Luckily, I had roommates after leaving home who taught me how to do my share of the cleaning. For many years I cleaned, but it always felt like drudgery. At some point, when I felt we could afford to, I hired someone to clean for us and over the decades I have employed six different women as domestic workers. While I appreciated their labor, I often felt awkward as they entered my home in such intimate ways, scrubbing toilets, seeing what we ate (and wasted) in the refrigerator, and sometimes even washing our underwear. I felt exposed and vulnerable. I was embarrassed by my wealth and privilege and questioned how I had been given so many more opportunities and resources than these women. How could I earn far more sitting in a chair than they made doing back-breaking work? My confusion was compounded by an underlying belief that I, a professional woman, was somehow more deserving than those who did menial work.
It was here in West Marin, living in the same community with Soledad Gomez, who cleaned our home and business, where I was able to untangle some of my complicated and contradictory feelings. Through my talks with Soledad, I came to understand how racism, xenophobia and imperialism shaped our different circumstances and roles. I began to look at the cultural messages I had received all my life about the value of “women’s” work and of women of color more broadly.

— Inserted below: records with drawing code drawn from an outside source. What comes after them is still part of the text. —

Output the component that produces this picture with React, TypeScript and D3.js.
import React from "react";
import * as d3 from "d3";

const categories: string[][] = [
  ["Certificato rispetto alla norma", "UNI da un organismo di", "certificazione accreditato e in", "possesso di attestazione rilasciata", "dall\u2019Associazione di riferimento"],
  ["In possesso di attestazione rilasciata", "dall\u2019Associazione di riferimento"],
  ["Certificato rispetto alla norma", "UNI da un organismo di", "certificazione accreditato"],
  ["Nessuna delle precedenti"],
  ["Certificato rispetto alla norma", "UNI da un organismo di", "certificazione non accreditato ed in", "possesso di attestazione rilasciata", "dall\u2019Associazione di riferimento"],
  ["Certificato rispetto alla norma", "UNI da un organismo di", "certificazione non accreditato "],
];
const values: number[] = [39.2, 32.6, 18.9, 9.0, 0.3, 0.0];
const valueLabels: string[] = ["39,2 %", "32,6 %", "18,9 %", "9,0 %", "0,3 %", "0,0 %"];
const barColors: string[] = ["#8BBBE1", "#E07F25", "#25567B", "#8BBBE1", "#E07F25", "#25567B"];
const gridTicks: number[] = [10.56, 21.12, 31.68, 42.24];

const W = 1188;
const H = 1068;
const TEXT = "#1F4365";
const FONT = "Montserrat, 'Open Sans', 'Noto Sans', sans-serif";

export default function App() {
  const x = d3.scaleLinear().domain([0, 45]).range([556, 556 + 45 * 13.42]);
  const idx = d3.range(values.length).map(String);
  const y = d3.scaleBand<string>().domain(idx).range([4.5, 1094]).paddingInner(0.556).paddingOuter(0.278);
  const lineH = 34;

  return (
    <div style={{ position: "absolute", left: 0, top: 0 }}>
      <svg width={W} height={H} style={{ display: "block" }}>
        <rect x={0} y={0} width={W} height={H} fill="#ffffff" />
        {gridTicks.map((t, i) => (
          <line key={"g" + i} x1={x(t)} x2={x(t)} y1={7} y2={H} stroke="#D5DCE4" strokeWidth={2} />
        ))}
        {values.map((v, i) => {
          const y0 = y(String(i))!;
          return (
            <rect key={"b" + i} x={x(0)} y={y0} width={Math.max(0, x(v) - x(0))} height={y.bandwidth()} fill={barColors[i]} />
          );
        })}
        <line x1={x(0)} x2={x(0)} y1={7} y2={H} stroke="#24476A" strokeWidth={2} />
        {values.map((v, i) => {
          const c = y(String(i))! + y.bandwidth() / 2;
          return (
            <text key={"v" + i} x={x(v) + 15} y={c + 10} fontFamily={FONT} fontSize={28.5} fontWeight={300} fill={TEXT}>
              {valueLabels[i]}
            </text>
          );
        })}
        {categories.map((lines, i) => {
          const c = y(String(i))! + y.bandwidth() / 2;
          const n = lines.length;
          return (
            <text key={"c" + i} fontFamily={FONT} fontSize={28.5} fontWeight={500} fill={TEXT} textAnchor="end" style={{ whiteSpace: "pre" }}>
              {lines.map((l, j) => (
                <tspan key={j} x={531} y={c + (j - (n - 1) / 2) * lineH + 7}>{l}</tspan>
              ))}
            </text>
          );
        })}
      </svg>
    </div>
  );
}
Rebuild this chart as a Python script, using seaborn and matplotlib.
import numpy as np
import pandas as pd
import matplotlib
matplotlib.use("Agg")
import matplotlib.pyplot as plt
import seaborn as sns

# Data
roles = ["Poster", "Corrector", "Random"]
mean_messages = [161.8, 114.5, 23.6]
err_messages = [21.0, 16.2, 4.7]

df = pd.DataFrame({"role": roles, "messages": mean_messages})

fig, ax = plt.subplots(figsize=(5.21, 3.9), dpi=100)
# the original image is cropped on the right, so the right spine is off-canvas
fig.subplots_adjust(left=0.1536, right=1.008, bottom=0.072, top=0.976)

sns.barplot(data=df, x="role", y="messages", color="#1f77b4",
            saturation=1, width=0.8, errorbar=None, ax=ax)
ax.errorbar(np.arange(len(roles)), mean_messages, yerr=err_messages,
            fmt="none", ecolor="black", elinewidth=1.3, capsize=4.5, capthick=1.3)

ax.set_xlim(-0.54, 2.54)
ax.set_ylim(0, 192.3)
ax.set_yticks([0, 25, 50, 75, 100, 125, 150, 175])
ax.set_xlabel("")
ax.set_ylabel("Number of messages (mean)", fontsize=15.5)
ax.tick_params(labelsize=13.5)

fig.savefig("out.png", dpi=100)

In recent years, I have come to believe that acknowledging race and class privilege is of utmost importance. This has led me to explore how whiteness, class privilege and race influence my interactions with Maria. I was humbled to discover that although I cared about and respected her, at times I viewed her only as “my” housecleaner, there to accommodate my needs. I came to see this centering of my own needs as a part of how white supremacy operates in me. I’d been living as if Maria dropped in from the sky with her vacuum, cleaned our house and flew back into the sky. This fantasy allowed me to minimize the challenging and complex reality of her life, even though she has told me of her busy life raising kids, taking care of family and dealing with clients. And all these demands made more challenging because she is an immigrant. Once I started considering her needs, I learned that she has over 20 cleaning jobs, including short-term rentals with constantly changing schedules. She shared about the work required to run her small business, including the time it takes to travel to her jobs and how she files self-employment taxes, communicates with clients and manages scheduling. She explained that composing texts in English, even though she speaks fluently, takes precious extra time from her own household chores and dinner prep for her family. I also newly considered the money she spends on gas, equipment and supplies.

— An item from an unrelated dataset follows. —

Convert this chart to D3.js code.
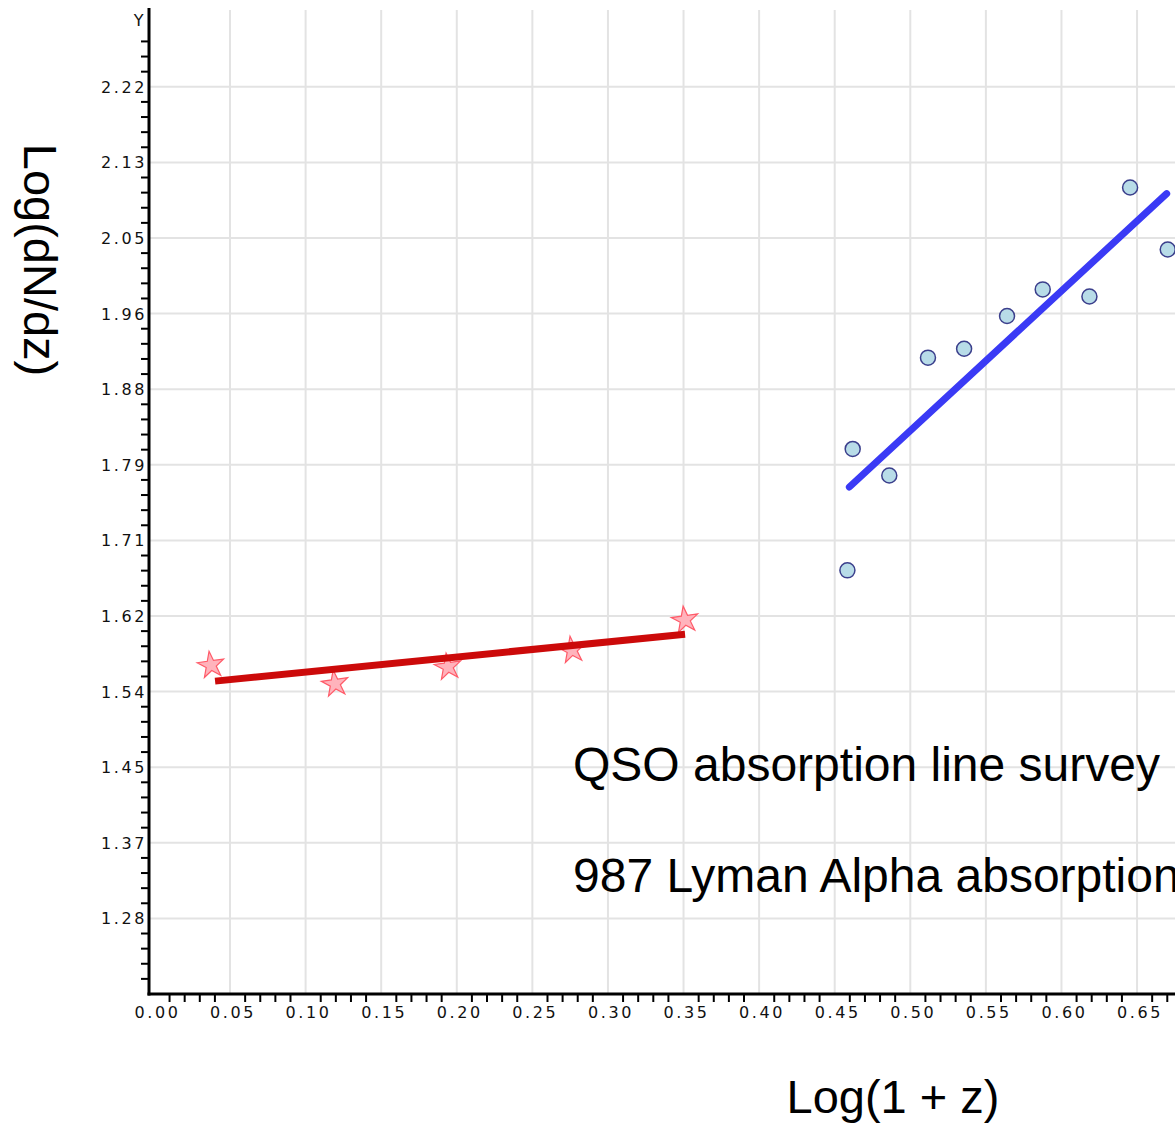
<!DOCTYPE html>
<html>
<head>
<meta charset="utf-8">
<script src="https://cdn.jsdelivr.net/npm/d3@7"></script>
<style>
    body { margin: 0; background: #fff; }
    .tick-label { font-family: "DejaVu Sans", sans-serif; font-size: 16px; letter-spacing: 2.6px; fill: #111; }
    .title { font-family: "Liberation Sans", Arial, sans-serif; fill: #000; }
</style>
</head>
<body>
<div id="chart"></div>
<script>
// red survey (stars) and its fit
var starX = [0.0374, 0.1195, 0.1942, 0.2762, 0.3510];
var starY = [1.566, 1.545, 1.564, 1.583, 1.617];
var redFitX = [0.0401, 0.3510];
var redFitY = [1.548, 1.601];

// blue survey (circles) and its fit
var circleX = [0.4584, 0.4619, 0.4861, 0.5117, 0.5356, 0.5640, 0.5876, 0.6185, 0.6454, 0.6703];
var circleY = [1.673, 1.810, 1.780, 1.913, 1.923, 1.960, 1.990, 1.982, 2.105, 2.035];
var blueFitX = [0.4597, 0.6696];
var blueFitY = [1.767, 2.098];

// axis ticks
var xTicks = [0.00, 0.05, 0.10, 0.15, 0.20, 0.25, 0.30, 0.35, 0.40, 0.45, 0.50, 0.55, 0.60, 0.65];
var yTicks = [1.2803, 1.3656, 1.4509, 1.5362, 1.6215, 1.7068, 1.7921, 1.8774, 1.9627, 2.0480, 2.1333, 2.2186];

var noteLines = ["QSO absorption line survey", "987 Lyman Alpha absorption"];
var xTitle = "Log(1 + z)";
var yTitle = "Log(dN/dz)";

var width = 1175, height = 1125;
var yMin = 1.195, yMax = 2.3075, yStep = 0.0853;

var x = d3.scaleLinear().domain([-0.0036, 0.70]).range([149, 149 + 0.7036 * 1511.7]);
var y = d3.scaleLinear().domain([yMin, yMax]).range([994, 8]);

var svg = d3.select("#chart").append("svg")
    .attr("width", width)
    .attr("height", height);

// grid
var grid = svg.append("g").attr("class", "grid");
grid.selectAll(".vgrid")
    .data(xTicks.filter(function(d) { return d > 0; }))
    .enter().append("line")
    .attr("x1", function(d) { return x(d); })
    .attr("x2", function(d) { return x(d); })
    .attr("y1", y(yMax) + 2)
    .attr("y2", y(yMin))
    .attr("stroke", "#e3e3e3")
    .attr("stroke-width", 2);

grid.selectAll(".hgrid")
    .data(yTicks)
    .enter().append("line")
    .attr("x1", x(-0.0036))
    .attr("x2", width)
    .attr("y1", function(d) { return y(d); })
    .attr("y2", function(d) { return y(d); })
    .attr("stroke", "#e3e3e3")
    .attr("stroke-width", 2);

// minor ticks
var xMinor = [];
for (var i = 1; i <= 70; i++) {
    if (i % 5 != 0) xMinor.push(i / 100);
}
var yMinor = [];
for (var k = 1; yMin + k * yStep / 5 <= 2.27; k++) {
    if (k % 5 != 0) yMinor.push(yMin + k * yStep / 5);
}

var axes = svg.append("g").attr("class", "axes");

axes.selectAll(".xminor")
    .data(xMinor)
    .enter().append("line")
    .attr("x1", function(d) { return x(d); })
    .attr("x2", function(d) { return x(d); })
    .attr("y1", y(yMin))
    .attr("y2", y(yMin) + 8)
    .attr("stroke", "#000")
    .attr("stroke-width", 2);

axes.selectAll(".yminor")
    .data(yMinor)
    .enter().append("line")
    .attr("x1", x(-0.0036) - 8)
    .attr("x2", x(-0.0036))
    .attr("y1", function(d) { return y(d); })
    .attr("y2", function(d) { return y(d); })
    .attr("stroke", "#000")
    .attr("stroke-width", 2);

// axis lines
axes.append("line")
    .attr("x1", x(-0.0036)).attr("x2", x(-0.0036))
    .attr("y1", y(yMax)).attr("y2", y(yMin) + 1.5)
    .attr("stroke", "#000").attr("stroke-width", 3);
axes.append("line")
    .attr("x1", x(-0.0036) - 1.5).attr("x2", width)
    .attr("y1", y(yMin)).attr("y2", y(yMin))
    .attr("stroke", "#000").attr("stroke-width", 3);

// tick labels
axes.selectAll(".xlabel")
    .data(xTicks)
    .enter().append("text")
    .attr("class", "tick-label")
    .attr("x", function(d) { return x(d) + 3; })
    .attr("y", y(yMin) + 24)
    .attr("text-anchor", "middle")
    .text(function(d) { return d3.format(".2f")(d); });

axes.selectAll(".ylabel")
    .data(yTicks)
    .enter().append("text")
    .attr("class", "tick-label")
    .attr("x", x(-0.0036) - 2)
    .attr("y", function(d) { return y(d) + 6; })
    .attr("text-anchor", "end")
    .text(function(d) { return d3.format(".2f")(d); });

axes.append("text")
    .attr("class", "tick-label")
    .attr("x", x(-0.0036) - 9)
    .attr("y", 26)
    .attr("text-anchor", "middle")
    .text("Y");

// fit lines + markers
var line = d3.line()
    .x(function(d) { return x(d[0]); })
    .y(function(d) { return y(d[1]); });

svg.append("path")
    .datum(blueFitX.map(function(d, i) { return [d, blueFitY[i]]; }))
    .attr("d", line)
    .attr("fill", "none")
    .attr("stroke", "#3a3af5")
    .attr("stroke-width", 7)
    .attr("stroke-linecap", "round");

svg.selectAll(".circle")
    .data(circleX.map(function(d, i) { return [d, circleY[i]]; }))
    .enter().append("circle")
    .attr("cx", function(d) { return x(d[0]); })
    .attr("cy", function(d) { return y(d[1]); })
    .attr("r", 7.5)
    .attr("fill", "#b8dce8")
    .attr("stroke", "#3b3f8c")
    .attr("stroke-width", 1.5);

var star = d3.symbol().type(d3.symbolStar).size(220);

svg.selectAll(".star")
    .data(starX.map(function(d, i) { return [d, starY[i]]; }))
    .enter().append("path")
    .attr("d", star)
    .attr("transform", function(d) { return "translate(" + x(d[0]) + "," + y(d[1]) + ") rotate(-8)"; })
    .attr("fill", "#ffb3bc")
    .attr("stroke", "#ff5a68")
    .attr("stroke-width", 1.2);

svg.append("path")
    .datum(redFitX.map(function(d, i) { return [d, redFitY[i]]; }))
    .attr("d", line)
    .attr("fill", "none")
    .attr("stroke", "#cc0a0a")
    .attr("stroke-width", 7);

// annotation
svg.selectAll(".note")
    .data(noteLines)
    .enter().append("text")
    .attr("class", "title")
    .attr("x", 573)
    .attr("y", function(d, i) { return 781 + i * 111; })
    .style("font-size", "48px")
    .text(function(d) { return d; });

// axis titles
svg.append("text")
    .attr("class", "title")
    .attr("x", 893)
    .attr("y", 1113)
    .attr("text-anchor", "middle")
    .style("font-size", "47px")
    .text(xTitle);

svg.append("text")
    .attr("class", "title")
    .attr("transform", "translate(24,260) rotate(90)")
    .attr("text-anchor", "middle")
    .style("font-size", "47px")
    .text(yTitle);
</script>
</body>
</html>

As white people, we often see our relationships with people we pay, especially service providers, as solely transactional. We want what we want when we want it, we want the best deal, and we feel no sense of loyalty or attachment. These exchanges not only cause harm to the other person, they also erode our true interdependence and prevent us from forming reciprocal relationships that consider our mutual well-being. In a racist society like ours, none of us escapes the internalized narrative of white superiority. I am full of gratitude for my ongoing relationship with Maria, and for all the women who have cleaned my homes and have helped me see and untangle the ways I treat those of different races as other and less than.

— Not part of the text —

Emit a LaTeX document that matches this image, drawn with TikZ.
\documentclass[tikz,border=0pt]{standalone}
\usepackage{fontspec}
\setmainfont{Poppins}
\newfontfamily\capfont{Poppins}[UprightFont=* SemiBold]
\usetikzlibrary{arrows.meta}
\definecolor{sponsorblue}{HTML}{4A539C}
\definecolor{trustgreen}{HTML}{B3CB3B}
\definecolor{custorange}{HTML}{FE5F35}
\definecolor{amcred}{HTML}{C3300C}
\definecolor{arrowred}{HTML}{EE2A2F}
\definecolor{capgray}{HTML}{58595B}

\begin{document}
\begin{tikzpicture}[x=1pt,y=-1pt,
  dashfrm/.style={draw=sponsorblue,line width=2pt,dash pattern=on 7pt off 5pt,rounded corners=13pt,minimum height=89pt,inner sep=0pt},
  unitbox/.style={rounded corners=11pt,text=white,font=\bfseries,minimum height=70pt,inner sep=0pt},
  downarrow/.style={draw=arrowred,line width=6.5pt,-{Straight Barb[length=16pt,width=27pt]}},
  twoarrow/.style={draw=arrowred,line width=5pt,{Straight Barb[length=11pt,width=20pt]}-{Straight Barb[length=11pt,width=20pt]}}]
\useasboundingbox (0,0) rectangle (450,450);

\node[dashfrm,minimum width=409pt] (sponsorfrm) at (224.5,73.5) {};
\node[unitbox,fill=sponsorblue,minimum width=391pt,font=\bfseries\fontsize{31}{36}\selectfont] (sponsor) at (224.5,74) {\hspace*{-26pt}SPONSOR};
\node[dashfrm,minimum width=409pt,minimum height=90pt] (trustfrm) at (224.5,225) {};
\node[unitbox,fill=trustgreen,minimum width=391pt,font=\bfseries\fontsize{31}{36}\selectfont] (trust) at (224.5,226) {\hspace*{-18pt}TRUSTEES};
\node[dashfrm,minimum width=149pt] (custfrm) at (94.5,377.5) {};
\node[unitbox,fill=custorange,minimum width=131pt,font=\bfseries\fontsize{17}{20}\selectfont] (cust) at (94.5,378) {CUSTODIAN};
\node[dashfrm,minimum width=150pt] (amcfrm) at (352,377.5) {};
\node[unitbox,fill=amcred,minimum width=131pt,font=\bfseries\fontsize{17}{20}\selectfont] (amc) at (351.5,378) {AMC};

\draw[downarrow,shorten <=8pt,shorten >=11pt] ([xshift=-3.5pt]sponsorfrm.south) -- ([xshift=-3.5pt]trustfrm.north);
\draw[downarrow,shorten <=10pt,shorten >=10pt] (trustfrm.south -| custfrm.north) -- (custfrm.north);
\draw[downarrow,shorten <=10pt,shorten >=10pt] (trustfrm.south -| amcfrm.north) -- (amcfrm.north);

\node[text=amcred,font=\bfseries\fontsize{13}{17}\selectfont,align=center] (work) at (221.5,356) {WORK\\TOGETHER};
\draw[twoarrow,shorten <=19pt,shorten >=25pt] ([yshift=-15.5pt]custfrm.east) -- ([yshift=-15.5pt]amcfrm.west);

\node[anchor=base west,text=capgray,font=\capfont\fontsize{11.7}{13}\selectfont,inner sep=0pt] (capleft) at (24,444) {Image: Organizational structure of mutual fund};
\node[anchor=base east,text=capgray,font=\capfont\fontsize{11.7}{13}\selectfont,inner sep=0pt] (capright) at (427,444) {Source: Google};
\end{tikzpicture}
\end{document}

Almost all of us in West Marin who hire others to clean are white people of wealth. Those we hire are primarily Latinx, from Mexico or Guatemala, and many are First Nations people. Given the inequities of race, class and power, it falls to white people to examine our actions. I ask you to consider more deeply how you treat those who provide services in your home, in your garden and in our community.
Kate Levinson is a psychotherapist and author. She lives in Inverness.